Churches Should Stop Pleasing People and Start Pleasing Jesus, Says Idaho Pastor
Jim Putman Speaks on Discipleship at 2013 Exponential Conference in Orlando, Fla.
Jim Putman, founder and senior pastor of Real Life Ministries in Post Falls, Idaho, shared Tuesday at the 2013 Exponential Conference what he believes can help churches and their leaders to make genuine disciples of Christ, primary of which, he says, is being sensitive to Jesus' example in the Bible instead of being seeker-sensitive.
"They're not being disciplined," said Putman of spiritually immature Christians. "They're being converted and asked to come and watch."
Speaking before an audience of more than 25,000, participating in person and virtually via a live webcast, Putman focused much of his message on Matthew 16:18, in which Jesus tells his disciple Simon after he declares him the messiah: "And I tell you, you are Peter, and on this rock I will build my church, and the gates of hell shall not prevail against it."
The Idaho pastor, author and award-winning wrestler said that the Bible passage was the "transitional verse" in his life, as he was at one point an atheist and had resented the church growing up due to how much serving in ministry demanded of his parents and the hypocrisy he witnessed in other Christians' lives.
In fact, Putman noted that despite feeling "new" and "at peace" after coming to faith in Jesus, he was still resistant to joining a church, much less becoming a pastor. "It was like being on a losing team," he said, adding how his competitive nature made him focused on being a winner. He wondered, based on his observations, if churches have not "changed the definition of what a disciple is so they could win."
Although he eventually came to understand that "the church could not be stopped or thwarted," as Jesus suggests in Matthew 16:18, Putman said he found it discouraging that "Christians who call themselves Christians can't answer basic Bible questions."
Sharing a statistic from David Kinnaman's You Lost Me: Why Young Christians Are Leaving Church...and Rethinking Faith, Putman said an estimated 80 percent of those raised in church leave and never come back. The minister also referenced Thom S. Rainer in suggesting that most Christians will die without ever sharing their faith, which might be the case, said Putman, because faith isn't working for them.
Putman insisted that Christian influence is waning in America and wondered if it was not because, in addition to falling short of genuine, Bible-based discipleship, Christians have also re-defined what it means to belong to Christ's Church.
He added that there were three possible ways to understand Jesus' declaration in Matthew 16:18, and that was by either viewing Jesus as a liar, as being ignorant or acknowledging that "somehow the Church in most places are not his Church anymore."
But, if Jesus says his Church wins, "What makes a church his church?" asked Putman.
He went on to suggest that the primary requirement for churches belonging to Christ is that they operate under his authority and with the leading of the Holy Spirit.

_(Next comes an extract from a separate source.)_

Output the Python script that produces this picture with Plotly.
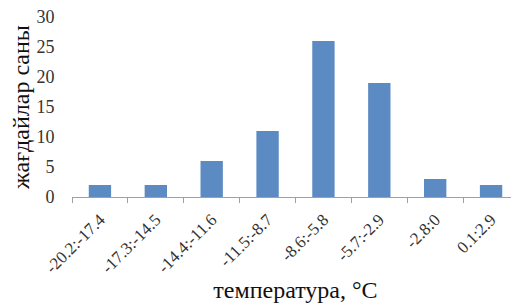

"Too many people are trying to figure out what the people want rather than what Jesus wants," said Putman. "When you're trying to figure out how to please people rather than pleasing Jesus, you're trying to get the wrong people to applaud you."
"His church wins and it takes on his mission," he added, saying that Jesus' "mission is not to make converts, and it never has been."
While insisting that he was not against church services, but against "church services only," Putman said a church is successful when it can disciple "10 (people) who can make disciples who can make disciples" – not in thousands of people watching.
Genuine disciples of Jesus are marked by their desire to obey Jesus, among other things, and are known for their indiscriminate love for others, a marker of the presence of the Holy Spirit in one's life, according to Putman.
"It's going to take his authority, it's going to take his methods, his leaders," said Putman of making disciples, adding that "Jesus is the greatest disciple-maker in history" and it was because "Jesus made disciples who made disciples" that the whole world came to know about him.
"I believe Jesus' Church can be a winning church, but it has to get back to doing things his way [and] defining things his way," Putman concluded.
The 2013 Exponential Conference started Tuesday and runs through Thursday, April 25, and is accessible via live streaming Exponential.org. This year''s conference theme is "DiscipleShift," and addresses how Christians and churches can "make disciples who make disciples." Exponential describes its mission as existing "to accelerate movements" inside individuals, inside churches and inside networks and denominations.